The future of Nashville’s fairgrounds property  is becoming clearer, with Mayor Karl Dean on Monday announcing plans for a new park that would cover one-third of the much-debated land at Nolensville Pike and Wedgewood Avenue.
As part of the mayor’s capital-spending plan for the current fiscal year, Dean has set aside $2 million to go toward the planning of a new park that would sit on 40 acres of the 117-acre property, land that falls within the city’s floodplain. Proposed capital projects — originally postponed in the aftermath of May’s flood — have been refiled with the Metro Council and await final approval.
“People love parks ,” Dean said. “This will be a huge upgrade in terms of the way this will look versus the way it is right now.”
While Dean envisions the new park having “obvious things such as baseball fields, and soccer fields” and to include a restoration of Browns Creek, which runs adjacent to the property, he said he has no timeframe on when the park would actually be built. Instead, a public input and planning phase is to be undertaken by Metro Parks and Recreation before the new park becomes a reality.
“I can’t give you an exact date,” Dean said. “We’ll move forward with it when the capital budget is passed.”
Tommy Lynch, interim director of the parks department, said similar park studies usually take four to six months to complete following the council’s appropriation of funds. Such a timeframe could allow Dean to carve out funds to physically build the park in next year’s capital budget.
Dean’s announcement comes a week after a task force assigned to study the future of the fairgrounds released a report that found one of the “reoccurring themes” to come out of a series of community meetings is that redevelopment possibilities include the creation of green space and a new park.
“The community has been asking, ‘Where can we take our kids?’ ” said Metro Councilwoman Sandra Moore, who served on the task force and who represents the neighborhood that surrounds the fairgrounds. “So, I’m pretty comfortable with saying that [the park] is a great idea.”

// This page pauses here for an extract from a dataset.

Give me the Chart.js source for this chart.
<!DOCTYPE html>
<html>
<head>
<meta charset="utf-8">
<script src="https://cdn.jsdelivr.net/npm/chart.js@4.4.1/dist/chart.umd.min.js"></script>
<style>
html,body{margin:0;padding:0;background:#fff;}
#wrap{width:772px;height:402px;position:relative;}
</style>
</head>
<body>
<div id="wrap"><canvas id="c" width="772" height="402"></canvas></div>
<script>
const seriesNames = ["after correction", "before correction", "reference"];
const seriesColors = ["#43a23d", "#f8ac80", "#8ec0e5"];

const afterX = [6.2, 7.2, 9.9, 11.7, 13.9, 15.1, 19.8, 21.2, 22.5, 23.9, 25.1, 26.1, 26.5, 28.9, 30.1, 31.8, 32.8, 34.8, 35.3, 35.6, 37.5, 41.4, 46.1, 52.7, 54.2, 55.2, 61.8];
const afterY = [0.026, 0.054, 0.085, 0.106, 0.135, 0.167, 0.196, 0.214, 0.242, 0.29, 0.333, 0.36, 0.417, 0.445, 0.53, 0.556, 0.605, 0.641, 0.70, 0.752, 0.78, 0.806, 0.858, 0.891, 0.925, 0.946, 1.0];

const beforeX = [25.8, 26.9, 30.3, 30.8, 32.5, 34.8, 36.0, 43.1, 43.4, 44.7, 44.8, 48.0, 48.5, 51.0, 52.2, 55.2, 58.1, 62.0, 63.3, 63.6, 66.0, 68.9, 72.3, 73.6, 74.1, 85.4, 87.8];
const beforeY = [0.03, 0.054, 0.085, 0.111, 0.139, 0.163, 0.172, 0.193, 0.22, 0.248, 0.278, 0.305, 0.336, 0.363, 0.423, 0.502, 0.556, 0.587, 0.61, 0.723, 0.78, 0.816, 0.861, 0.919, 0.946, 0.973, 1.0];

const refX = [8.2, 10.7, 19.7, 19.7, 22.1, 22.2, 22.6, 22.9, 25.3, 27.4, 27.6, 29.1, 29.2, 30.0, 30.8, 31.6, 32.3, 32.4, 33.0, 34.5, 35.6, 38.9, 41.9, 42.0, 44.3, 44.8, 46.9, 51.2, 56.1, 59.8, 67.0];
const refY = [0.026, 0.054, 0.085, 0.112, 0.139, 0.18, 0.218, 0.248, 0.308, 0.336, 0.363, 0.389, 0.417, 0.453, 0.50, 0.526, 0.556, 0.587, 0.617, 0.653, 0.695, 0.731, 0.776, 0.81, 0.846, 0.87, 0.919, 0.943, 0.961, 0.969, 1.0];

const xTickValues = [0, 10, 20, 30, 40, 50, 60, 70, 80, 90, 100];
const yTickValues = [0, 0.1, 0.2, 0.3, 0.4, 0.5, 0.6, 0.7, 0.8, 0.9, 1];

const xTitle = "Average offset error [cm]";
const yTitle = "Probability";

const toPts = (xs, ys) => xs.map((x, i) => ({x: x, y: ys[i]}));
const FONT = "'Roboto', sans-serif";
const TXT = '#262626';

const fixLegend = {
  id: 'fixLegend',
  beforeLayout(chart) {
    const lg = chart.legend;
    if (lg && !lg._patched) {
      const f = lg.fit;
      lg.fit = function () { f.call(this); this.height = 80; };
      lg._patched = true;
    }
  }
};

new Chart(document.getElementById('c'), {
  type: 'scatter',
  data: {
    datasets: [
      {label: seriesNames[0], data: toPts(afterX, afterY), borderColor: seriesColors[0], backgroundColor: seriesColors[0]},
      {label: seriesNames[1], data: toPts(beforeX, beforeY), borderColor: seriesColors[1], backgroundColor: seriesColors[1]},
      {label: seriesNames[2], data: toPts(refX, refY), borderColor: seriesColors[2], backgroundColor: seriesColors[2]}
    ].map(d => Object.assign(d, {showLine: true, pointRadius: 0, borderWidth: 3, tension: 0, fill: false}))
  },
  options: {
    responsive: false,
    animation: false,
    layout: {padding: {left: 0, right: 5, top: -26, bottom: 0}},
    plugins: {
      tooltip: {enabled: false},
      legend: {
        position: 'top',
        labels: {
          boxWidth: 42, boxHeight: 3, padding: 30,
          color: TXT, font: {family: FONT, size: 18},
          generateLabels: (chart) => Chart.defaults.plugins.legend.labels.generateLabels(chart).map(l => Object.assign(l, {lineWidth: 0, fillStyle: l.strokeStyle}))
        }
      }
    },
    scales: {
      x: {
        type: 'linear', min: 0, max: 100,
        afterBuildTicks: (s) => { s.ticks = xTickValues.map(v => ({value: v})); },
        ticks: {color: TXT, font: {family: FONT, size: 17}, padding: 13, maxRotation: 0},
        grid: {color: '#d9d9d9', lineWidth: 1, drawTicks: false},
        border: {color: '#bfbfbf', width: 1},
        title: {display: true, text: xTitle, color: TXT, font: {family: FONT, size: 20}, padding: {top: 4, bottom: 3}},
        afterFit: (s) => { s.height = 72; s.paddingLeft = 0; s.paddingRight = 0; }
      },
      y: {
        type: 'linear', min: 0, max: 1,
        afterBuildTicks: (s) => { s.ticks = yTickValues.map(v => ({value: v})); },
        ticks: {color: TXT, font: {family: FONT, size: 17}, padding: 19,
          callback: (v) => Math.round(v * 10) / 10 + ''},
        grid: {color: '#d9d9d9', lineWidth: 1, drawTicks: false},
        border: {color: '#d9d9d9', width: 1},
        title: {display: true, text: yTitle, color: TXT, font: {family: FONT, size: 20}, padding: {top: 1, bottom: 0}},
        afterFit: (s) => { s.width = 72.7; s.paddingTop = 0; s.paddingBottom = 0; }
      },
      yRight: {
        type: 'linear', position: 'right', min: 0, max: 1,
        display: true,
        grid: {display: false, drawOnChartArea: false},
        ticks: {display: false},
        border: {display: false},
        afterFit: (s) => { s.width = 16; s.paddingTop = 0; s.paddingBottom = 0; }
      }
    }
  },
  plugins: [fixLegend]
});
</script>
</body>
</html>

After years of declining revenue, Dean has made clear that Metro is no longer in the state fair business and that the property should be redeveloped. The final Tennessee State Fair at its current location, now operated by an outside company, is running this week through Sept. 19.
The notion of redeveloping the fairgrounds property has turned into a lightning-rod issue for some Nashvillians, along with a handful of council members who support the preservation of the grounds.
“I think a 40-acre park is appropriate on the fairgrounds,” said Councilman Duane Dominy, who claims to have collected 36,000 petition signatures in support of preserving the fairgrounds. “What I don’t agree with is destroying 104 years of tradition in order to do that. The area that would be converted into a park could be done so without shutting down the events and without shutting down the fairgrounds.”
Dean last week announced plans to relocate events  held at the fairgrounds expo center — flea markets and antiques shows, for example — to space inside Hickory Hollow Mall in Antioch. Meanwhile, a group of state tourism and agriculture leaders known as the Tennessee State Fair Association is exploring properties where a revamped state fair could be held in the future.
As for the future of the fairgrounds site, the proposed park is likely just the beginning. Developers are eyeing the land for mixed-use possibilities and corporate executives have met with Nashville Area Chamber of Commerce leaders to discuss corporate expansion or relocation to the site. Dean said his administration has received no formal offers for the site.
“As a city, we need to always be mindful of the fact that we need to expand our tax base and that we need to be in position where we can actually compete for economic development,” said Dean when asked about corporate interest. “No offers have been made, there is no leases, no promises made.”